Вряд ли Роллан понял все перипетии своей поездки в Россию. Он уже был в дороге, когда в Париже открылся состряпанный ГПУ (через Кольцова и Эренбурга) Конгресс писателей в защиту культуры. Председательствовать на нем должен был (вместе с Ролланом) Горький. Но Горького за границу не выпустили. Клетка захлопнулась. Вероятно, чтоб прочнее его прикрепить к даче, к нему и вызвали Роллана. Майя должна была знать об этом, она активно проталкивала версии Москвы. Можно догадаться, что и на московской стадии операции она проигрывала кое-какие хитроумные сюжеты. Скажем, этот шумный идейный спор с Горьким. Майя во всеуслышание доказывала Горькому, что преследовать детей мелких торговцев и лишать их права на образование ничем не лучше, чем лишать человеческих прав евреев, как это делают в Германии (ай да камарад мадам!). Горький унюхал провокацию и ушел в несознанку. Добродушная уборщица шепнула Майе, что Горький с ней, небось, согласен, просто он боится говорить...

А что думал об этом Роллан? Догадывался ли он о связях товарища Маши с ведомством Ягоды? Возбуждало ли это его, поднимало ли дух?

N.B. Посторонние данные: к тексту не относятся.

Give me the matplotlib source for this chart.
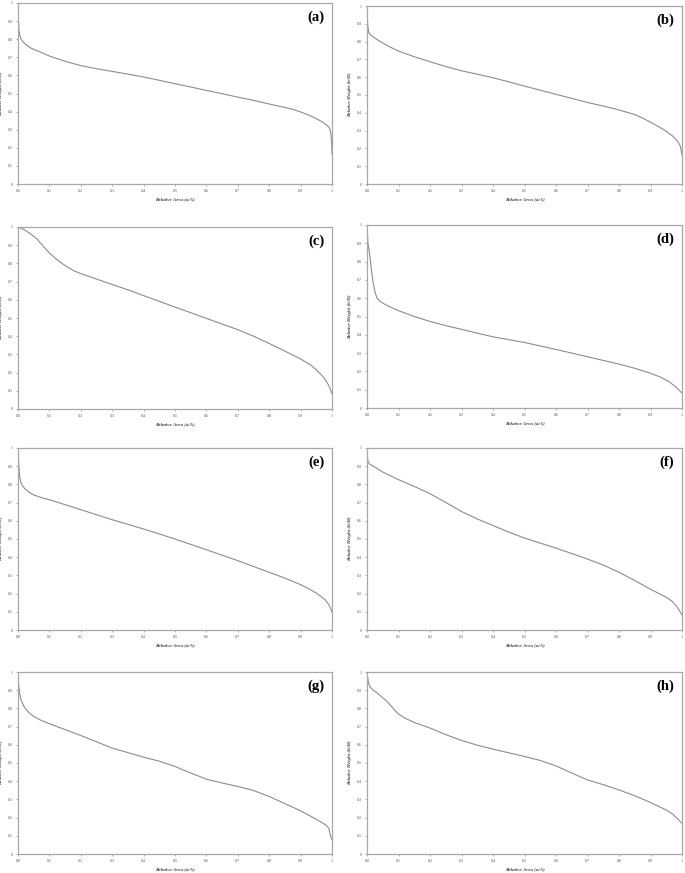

Вот товарищей Горького и Уэллса возбудило признание Муры Будберг, что она "завербована". Может, и организм слабеющего французского гуманиста отреагировал на "страдания русской женщины", завербованной ГПУ, как знать...

Во дворце Горького для Роллана прокрутили всю "программу знакомства" со страной и дивертисмент его советской славы. Одна делегация сменяла другую. Музыканты исполняли свои произведения, писатели признавались в любви к Сталину, Партии и Роллану, девушки Метростроя (на этой рабовладельческой стройке были тысячи беженцев из разоренной деревни, и труженики ГПУ день и ночь корпели под землей, разоблачая их "кулацкое происхождение") говорили о счастье грязной тачкой руки пачкать, толкать вагон с грунтом в темной шахте, по колено в воде, девушки-парашютистки объясняли гуманисту всю важность обороны - и, конечно, все вместе пели славу Сталину. Песни о Сталине исполняли также завезенные на дачу армянские пионеры. Растроганный этим пением, выступил сам хозяин, великий гуманист Горький, что было немедленно отмечено в дневнике его гостя:

"Горький, отвечая маленьким пионерам, сказал им, как он счастлив видеть вокруг себя всю эту юность, такую пылкую и готовую к тому, чтобы раздавить врагов. "А их нужно раздавить, - сказал он, - потому что они сволочи!" (Эти вспышки жестокости вдруг нарушают его обычное спокойствие: он хмурит брови и бьет кулаком по столу)".